6 Techniques To Closing

Closing any transaction, whether it is securing a new client relationship or closing a sale, is like landing a plane.  It can be a smooth landing at the end of a pleasant flight or it can be a bumpy, frightening experience.  Much of the success or lack of it depends on the pilot, the person in the driver’s seat.  Similarly, the successful closing depends largely on the skill of the representative.  When a pilot is trained, the training covers all facts of flying – take off, instrument flying, turning, and landing.  All of these elements must be learned and continually practiced for the pilot to make smooth, safe trips.

Before each landing, a pilot must go over the checklist to make certain everything is ready for the approach.  There are times when the course must be altered or even diverted to another landing field.  Just like the pilot’s checklist, certain elements must be okay before the representative can close any transaction. Use this mental checklist to make certain you are ready and prepared to close the deal. This may take only minutes or it may take years depending on your specific service or product.

  1. Are you talking to the prospect?  Trying to close someone who does not have the capacity or authority to make a final decision is impossible and frustrating.
  2. Do you have a valid proposal?  Is your proposal a good one?  Is there something in it for the prospect?
  3. Does the prospect understand the benefits?  No matter how good your proposal, if the prospect does not understand the benefits, it is worthless.
  4. Are you in the proper position to close?  Trying to close a prospect on your brand of product, service or idea when the concept is still pending is usually a waste of time.  The best you will usually end up with is noncommittal:  “You have convinced me that your service is the best, and if we ever decide to make a change, the business will be yours.”
  5. Are you in the right place in the presentation?  Do you have the prospect’s attention?  Have you supplied enough logic, built enough value?  Have the emotional fears been overcome?  The real key to closing is to duplicate the natural behavioral patterns the prospect would have taken in coming to a final decision if left alone.  Is the prospect ready to be closed?  Close as soon as you can – remembering that it is the client who must be ready for the close.
  6. Do you have the right mental attitude?  Do you believe that “No” means the prospect loses?  Do you really believe in your proposal?  No closing technique should be such that the representative is not welcome back.  It is within this framework that we refer to the right mental attitude.

If you believe the prospect is making a mistake by saying “No,” you have an obligation to prevent this mistake.  Over the years, we have seen some good, firm closers and after the call we asked them how they had the courage to continue closing and strongly persist until they got the business.  Their reply was always, “I really believe the company should have my service or product.  In three months, the client will shake my hand and thank me.”  You must believe you are right!

Unless you can answer “yes” to those six items, you have not completed your checklist and you are not ready to close.  Trying to close without completing those steps is high pressure—trying to force your proposal on someone who is not yet ready or able to buy.  “Firm pressure” – a positive aggressive attitude – is certainly proper at the right time and place.  Even though many times you may be able to say, “Yes” to the checklist, there are certain difficulties that you may still encounter.  The prospect, fearing change, may remain reluctant.  What is the representative’s role?

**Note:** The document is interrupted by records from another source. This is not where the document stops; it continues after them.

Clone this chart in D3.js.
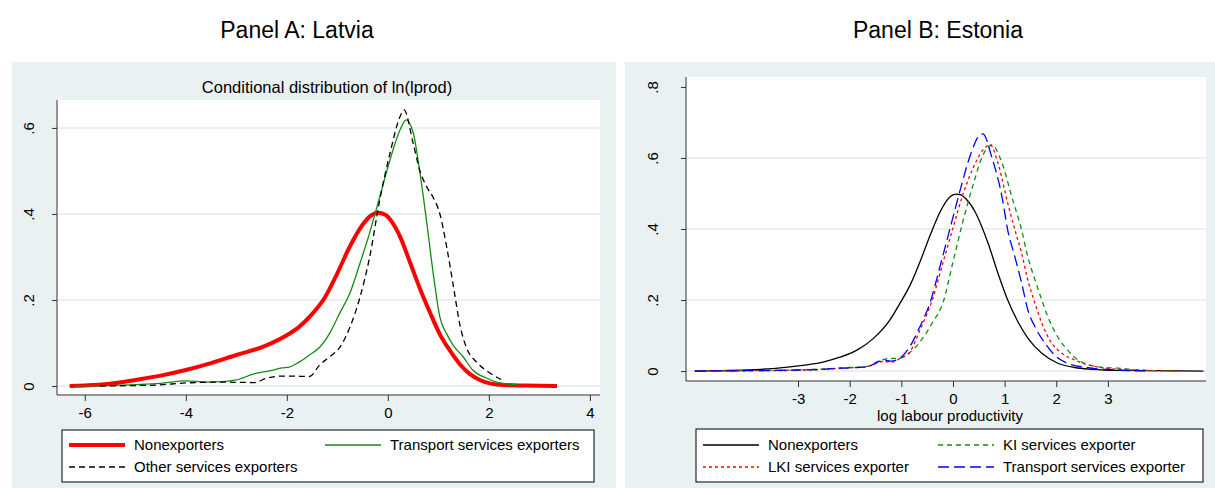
<!DOCTYPE html>
<html>
<head>
<meta charset="utf-8">
<script src="https://cdn.jsdelivr.net/npm/d3@7"></script>
<style>
  body { margin: 0; background: #fff; }
  text { font-family: "Liberation Sans", Arial, sans-serif; fill: #000; }
</style>
</head>
<body>
<div class="chart"></div>
<script>
const width = 1215;
const height = 488;

// Panel A: Latvia
const latNonX = [-6.3, -6, -5.5, -5, -4.5, -4, -3.5, -3, -2.5, -2, -1.75, -1.5, -1.25, -1, -0.75, -0.5, -0.35, -0.2, -0.05, 0.1, 0.25, 0.44, 0.63, 0.83, 1.03, 1.23, 1.43, 1.62, 1.82, 2.02, 2.3, 2.7, 3.35];
const latNonY = [0, 0.001, 0.005, 0.014, 0.024, 0.037, 0.053, 0.072, 0.09, 0.118, 0.138, 0.167, 0.205, 0.262, 0.325, 0.375, 0.395, 0.403, 0.398, 0.378, 0.345, 0.287, 0.228, 0.172, 0.12, 0.082, 0.05, 0.028, 0.014, 0.006, 0.002, 0.001, 0];
const latTrX = [-6.2, -5.5, -5, -4.5, -4, -3.6, -3.3, -3, -2.65, -2.3, -2.1, -1.95, -1.75, -1.55, -1.35, -1.15, -0.95, -0.75, -0.55, -0.36, -0.16, 0.04, 0.24, 0.36, 0.5, 0.63, 0.77, 0.9, 1.03, 1.17, 1.29, 1.49, 1.68, 1.96, 2.22, 2.58];
const latTrY = [0, 0.001, 0.003, 0.006, 0.012, 0.009, 0.01, 0.014, 0.028, 0.036, 0.042, 0.044, 0.056, 0.072, 0.09, 0.123, 0.17, 0.216, 0.286, 0.356, 0.44, 0.525, 0.595, 0.619, 0.59, 0.5, 0.38, 0.26, 0.16, 0.12, 0.095, 0.068, 0.037, 0.018, 0.007, 0.003];
const latOthX = [-5.7, -5, -4.6, -4, -3.3, -2.65, -2.4, -2.1, -1.9, -1.55, -1.35, -1.15, -0.95, -0.75, -0.55, -0.36, -0.16, 0.04, 0.24, 0.32, 0.5, 0.63, 0.77, 0.89, 1.03, 1.17, 1.3, 1.43, 1.56, 1.76, 2.02, 2.26];
const latOthY = [0, 0.001, 0.002, 0.007, 0.009, 0.008, 0.018, 0.023, 0.023, 0.022, 0.049, 0.068, 0.09, 0.137, 0.207, 0.3, 0.433, 0.54, 0.626, 0.642, 0.565, 0.502, 0.463, 0.44, 0.4, 0.32, 0.23, 0.14, 0.088, 0.055, 0.03, 0.014];
const latXTicks = [-6, -4, -2, 0, 2, 4];
const latYTicks = [0, 0.2, 0.4, 0.6];
const latYLabels = ["0", ".2", ".4", ".6"];

// Panel B: Estonia
const estNonX = [-5, -4.5, -4, -3.5, -3.15, -2.8, -2.5, -2.19, -1.86, -1.54, -1.22, -1.03, -0.83, -0.64, -0.44, -0.25, -0.06, 0.05, 0.14, 0.25, 0.43, 0.68, 0.87, 1.06, 1.26, 1.45, 1.72, 2.03, 2.36, 2.7, 3.2, 4, 4.85];
const estNonY = [0, 0.001, 0.003, 0.007, 0.012, 0.018, 0.026, 0.039, 0.059, 0.092, 0.144, 0.19, 0.242, 0.307, 0.383, 0.448, 0.49, 0.498, 0.497, 0.485, 0.448, 0.36, 0.276, 0.2, 0.138, 0.093, 0.05, 0.022, 0.01, 0.005, 0.002, 0.001, 0];
const estKiX = [-5, -4, -3, -2.5, -2, -1.67, -1.4, -1.25, -1.03, -0.9, -0.64, -0.39, -0.19, 0, 0.19, 0.39, 0.58, 0.75, 0.95, 1.14, 1.33, 1.45, 1.59, 1.72, 1.84, 2.03, 2.22, 2.42, 2.55, 2.9, 3.2, 3.6, 4.3];
const estKiY = [0, 0.001, 0.003, 0.006, 0.01, 0.013, 0.03, 0.035, 0.036, 0.045, 0.082, 0.138, 0.194, 0.307, 0.42, 0.524, 0.608, 0.637, 0.586, 0.49, 0.397, 0.321, 0.256, 0.2, 0.152, 0.096, 0.059, 0.031, 0.022, 0.01, 0.008, 0.003, 0];
const estLkiX = [-5, -4, -3, -2.5, -2, -1.67, -1.35, -1.2, -1.03, -0.83, -0.64, -0.39, -0.19, 0, 0.19, 0.39, 0.58, 0.72, 0.87, 1.06, 1.2, 1.33, 1.45, 1.59, 1.72, 1.91, 2.11, 2.36, 2.55, 2.84, 3.48, 4.4];
const estLkiY = [0, 0.001, 0.002, 0.005, 0.009, 0.012, 0.027, 0.025, 0.035, 0.055, 0.115, 0.205, 0.307, 0.403, 0.496, 0.572, 0.622, 0.637, 0.586, 0.473, 0.397, 0.332, 0.256, 0.19, 0.135, 0.079, 0.05, 0.031, 0.02, 0.011, 0.003, 0];
const estTrX = [-5, -4, -3, -2.5, -2.19, -1.67, -1.35, -1.2, -1.03, -0.83, -0.64, -0.44, -0.25, -0.06, 0.14, 0.33, 0.52, 0.58, 0.75, 0.95, 1.06, 1.2, 1.33, 1.45, 1.59, 1.78, 1.97, 2.17, 2.59, 3.17, 3.75];
const estTrY = [0, 0.001, 0.003, 0.005, 0.008, 0.012, 0.03, 0.028, 0.036, 0.07, 0.125, 0.194, 0.295, 0.4, 0.51, 0.605, 0.665, 0.668, 0.603, 0.49, 0.397, 0.321, 0.248, 0.172, 0.124, 0.079, 0.045, 0.025, 0.01, 0.003, 0];
const estXTicks = [-3, -2, -1, 0, 1, 2, 3];
const estYTicks = [0, 0.2, 0.4, 0.6, 0.8];
const estYLabels = ["0", ".2", ".4", ".6", ".8"];

const bgColor = "#eaf1f3";
const gridColor = "#e4ecef";

let svg = d3
  .select(".chart")
  .append("svg")
  .attr("width", width)
  .attr("height", height);

var zip = (xs, ys) => xs.map((x, i) => ({ x: x, y: ys[i] }));

var drawPanel = (p) => {
  let g = svg.append("g");
  // outer region
  g.append("rect")
    .attr("x", p.bg[0]).attr("y", p.bg[1])
    .attr("width", p.bg[2]).attr("height", p.bg[3])
    .attr("fill", bgColor);
  // panel heading
  g.append("text")
    .text(p.heading)
    .attr("x", p.headingX).attr("y", 38)
    .attr("text-anchor", "middle")
    .attr("font-size", 23);

  let xScale = d3.scaleLinear().domain(p.xDomain).range([p.left, p.right]);
  let yScale = d3.scaleLinear().domain(p.yDomain).range([p.bottom, p.top]);

  g.append("rect")
    .attr("x", p.left).attr("y", p.top)
    .attr("width", p.right - p.left).attr("height", p.bottom - p.top)
    .attr("fill", "white");

  // gridlines
  g.append("g")
    .selectAll("line")
    .data(p.gridTicks)
    .enter()
    .append("line")
    .attr("x1", p.left).attr("x2", p.right)
    .attr("y1", (d) => yScale(d)).attr("y2", (d) => yScale(d))
    .attr("stroke", gridColor)
    .attr("stroke-width", 1.5);

  // curves
  let line = d3.line()
    .x((d) => xScale(d.x))
    .y((d) => yScale(d.y))
    .curve(d3.curveMonotoneX);
  p.series.forEach((s) => {
    g.append("path")
      .datum(zip(s.x, s.y))
      .attr("d", line)
      .attr("fill", "none")
      .attr("stroke", s.color)
      .attr("stroke-width", s.width)
      .attr("stroke-dasharray", s.dash)
      .attr("stroke-linejoin", "round");
  });

  // axes (plain hyphen for negatives, like the original)
  let xAxis = d3.axisBottom(xScale).tickValues(p.xTicks).tickSize(6).tickPadding(6)
    .tickFormat((d) => String(d));
  let gx = g.append("g")
    .attr("transform", "translate(0," + p.bottom + ")")
    .call(xAxis);
  gx.select(".domain").attr("d", "M" + p.left + ",0H" + p.right).attr("stroke", "#333");
  gx.selectAll(".tick line").attr("stroke", "#333");
  gx.selectAll("text").attr("font-size", 15).attr("font-family", "Liberation Sans, Arial, sans-serif").attr("fill", "#000");

  let yAxis = d3.axisLeft(yScale).tickValues(p.yTicks).tickSize(5)
    .tickFormat((d, i) => p.yLabels[i]);
  let gy = g.append("g")
    .attr("transform", "translate(" + p.left + ",0)")
    .call(yAxis);
  gy.select(".domain").attr("d", "M0," + p.top + "V" + p.bottom).attr("stroke", "#333");
  gy.selectAll(".tick line").attr("stroke", "#333");
  gy.selectAll("text")
    .attr("font-size", 15)
    .attr("font-family", "Liberation Sans, Arial, sans-serif")
    .attr("fill", "#000")
    .attr("text-anchor", "middle")
    .attr("x", null).attr("dy", null)
    .attr("transform", "translate(" + -p.yLabelOff + ",0) rotate(-90)");

  if (p.title) {
    g.append("text").text(p.title)
      .attr("x", p.titleX).attr("y", 93)
      .attr("text-anchor", "middle").attr("font-size", 16.5);
  }
  if (p.xLabel) {
    g.append("text").text(p.xLabel)
      .attr("x", p.xLabelX).attr("y", 421)
      .attr("text-anchor", "middle").attr("font-size", 15);
  }

  // legend
  let lg = g.append("g");
  lg.append("rect")
    .attr("x", p.legend[0]).attr("y", p.legend[1])
    .attr("width", p.legend[2]).attr("height", p.legend[3])
    .attr("fill", "white").attr("stroke", "#000").attr("stroke-width", 1);
  p.series.forEach((s) => {
    let lx = p.legendCols[s.col];
    let ly = p.legendRows[s.row];
    lg.append("line")
      .attr("x1", lx).attr("x2", lx + 56)
      .attr("y1", ly).attr("y2", ly)
      .attr("stroke", s.color)
      .attr("stroke-width", s.width)
      .attr("stroke-dasharray", s.dash);
    lg.append("text").text(s.name)
      .attr("x", lx + 65).attr("y", ly + 5)
      .attr("font-size", 15);
  });
};

drawPanel({
  heading: "Panel A: Latvia",
  headingX: 297,
  bg: [12, 62, 604, 426],
  left: 57, right: 600, top: 100, bottom: 395,
  xDomain: [-6.55, 4.2], yDomain: [-0.021, 0.665],
  xTicks: latXTicks, yTicks: latYTicks, yLabels: latYLabels, gridTicks: latYTicks,
  yLabelOff: 23,
  title: "Conditional distribution of ln(lprod)", titleX: 327,
  legend: [62, 430, 532, 52],
  legendCols: [69, 325], legendRows: [445, 467],
  series: [
    { name: "Nonexporters", x: latNonX, y: latNonY, color: "#ff0000", width: 4, dash: null, col: 0, row: 0 },
    { name: "Transport services exporters", x: latTrX, y: latTrY, color: "#138c13", width: 1.3, dash: null, col: 1, row: 0 },
    { name: "Other services exporters", x: latOthX, y: latOthY, color: "#000", width: 1.3, dash: "6,4", col: 0, row: 1 },
  ],
});

drawPanel({
  heading: "Panel B: Estonia",
  headingX: 938,
  bg: [625, 62, 590, 426],
  left: 686, right: 1206, top: 77, bottom: 381,
  xDomain: [-5.17, 4.9], yDomain: [-0.028, 0.828],
  xTicks: estXTicks, yTicks: estYTicks, yLabels: estYLabels, gridTicks: [0, 0.2, 0.4, 0.6],
  yLabelOff: 28,
  xLabel: "log labour productivity", xLabelX: 950,
  legend: [696, 429, 507, 53],
  legendCols: [703, 938], legendRows: [445, 467],
  series: [
    { name: "Nonexporters", x: estNonX, y: estNonY, color: "#000", width: 1.3, dash: null, col: 0, row: 0 },
    { name: "KI services exporter", x: estKiX, y: estKiY, color: "#138c13", width: 1.3, dash: "5,4", col: 1, row: 0 },
    { name: "LKI services exporter", x: estLkiX, y: estLkiY, color: "#ff0000", width: 1.3, dash: "3,3", col: 0, row: 1 },
    { name: "Transport services exporter", x: estTrX, y: estTrY, color: "#0000ff", width: 1.3, dash: "11,5", col: 1, row: 1 },
  ],
});
</script>
</body>
</html>
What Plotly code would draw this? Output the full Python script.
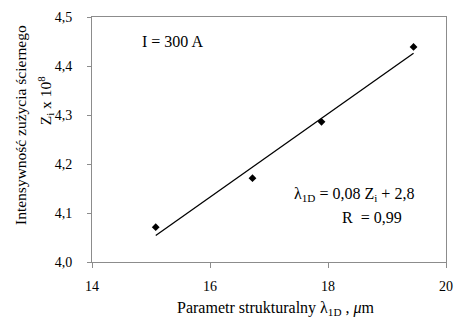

Each client is different, and closing techniques must be tailored to the individual.  Remember the golden rule in selling is, “Do unto others as they would have you do unto them.”  Some techniques work well and are desirable for some people, yet they would infuriate others.  Occasionally, you may have to persist until the client is almost angry.

The common fear is “If I do that, my customers may not like me.”  Instead we suggest you ask, “Do they respect me?”  The two words, “like” and “respect” are not synonymous.  Of course, you prefer that your clients both like and respect you.  However, you must not prostitute self-respect in an attempt to get people to like you.  Look up some of your current best clients.  How many came as a result of a blow-up, where you stood up for what you believed was right?  If you earn respect you will probably be liked, and at the very least admired.

Sometimes, while the customer is at an emotional peak ready to buy your product or service, a twinge of fear caused by uncertainty may creep in at the last moment.  It is your job as the representative to help the prospect over the last emotional threshold.

In some cases, this may be accomplished by sharing the emotional burden of responsibility, particularly in a case where a husband and wife are involved, or a boss or subordinate.  While both parties may want your service or product, neither wants to make the decision alone.  If it turns out positively, they want the credit.  If it turns out negatively, they do not want the responsibility.

We suggest that the representative recognize this and accept some of the emotional burden.  “George, this will cut your retraining cost by twenty percent, eliminating one job nobody likes to do.  I want to stand next to you in the meeting the day you introduce this just to see the smile on your face.  It is right, believe me.”  You went through your closing checklist before doing the above!  Now, if the decision is unfavorable, the blame is on the representative.

These are powerful and assertive tactics to close more transactions. The feeling you leave with the client is very important, it must be one of mutual respect and not the all too common feeling of being coerced into committing. So, remember these six critical steps and close more deals!